The producers of the Broadway play The Ride Down Mt. Morgan have filed formal charges against the production's star Patrick Stewart, in reaction to an April 29 speech he gave from the stage of the Ambassador Theatre denouncing the producers, and the Shubert Organization in particular, for not properly promoting the play.
The extraordinary move followed hot on the heels of Stewart's surprising decision to take his grievances with Mt. Morgan's producers to the public. Following the curtain at the Saturday matinee and evening performances, Stewart, reading from a speech endorsed by playwright Arthur Miller, said, "There are many elements that go into making a Broadway play a success... People need to be told that a play is out there. Arthur Miller and I no longer have confidence in our producers commitment to this production (especially the Shubert organization) or their willingness to promote and publicize it."
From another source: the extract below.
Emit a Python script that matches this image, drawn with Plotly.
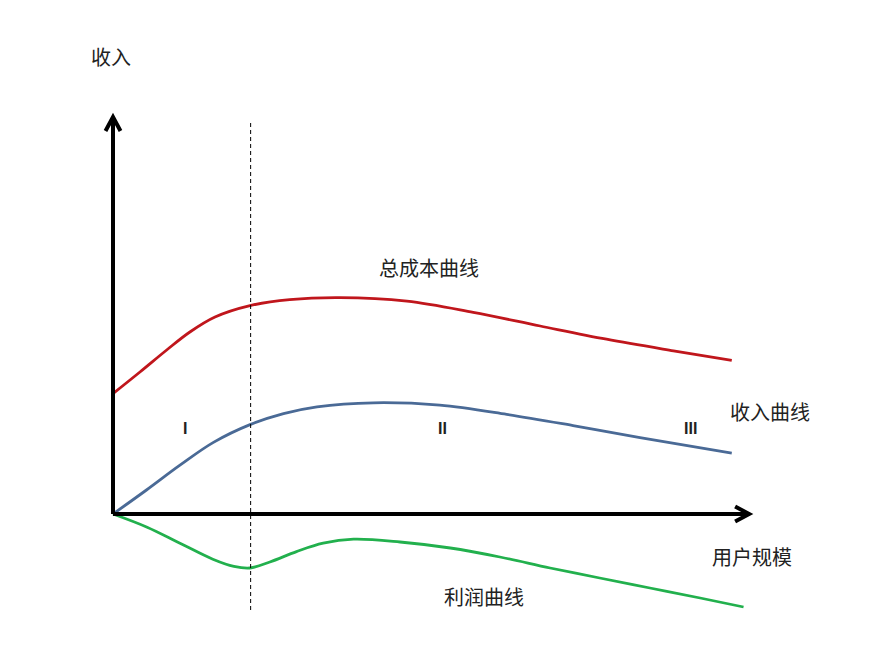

The Shuberts initial response to the speech was a simple statement in which they reiterated their support for the production. But soon after, they lodged a complaint of unprofessional conduct with Actors' Equity. According to the New York Times, the motion could result in Stewart's being reprimanded or fined or, at the far extreme, his expulsion from the union.
The next step in the battle between the two will be an Equity hearing, at which both Stewart and the producers will get the opportunity to present their case. No date has been set for the meeting. Equity head Alan Eisenberg was not available for comment at press time.
Prior to his weekend statement, Stewart had been complaining about the lack of critics' quotes outside the theatre and the paucity of advertising in the Sunday "Arts and Leisure" section of The New York Times. "Clearly the play has dropped through the memory hole," Miller said. "Promises have been made repeatedly that were never kept. I told [Stewart] I agreed with the statement."
Gerald Schoenfeld, chairman of the Shuberts, meanwhile, has attested to spending more than $1 million in advertising support of Mr. Morgan. And the play's publicist has said that more money was being spent on promoting Morgan than had been on The Blue Room and Amy's View, two other limited run plays of last season. He also noted that Morgan was the only straight play on Broadway that had received television advertising.
Such spats between cast members and producers are not unusual, although recent fights have concerned Off-Broadway shows with much lower profiles than Mt. Morgan. Last season, Lillias White openly feuded with the producers of Dinah Was, and Uta Hagen bitterly complained about the lack of promotional support for her play, Collected Stories.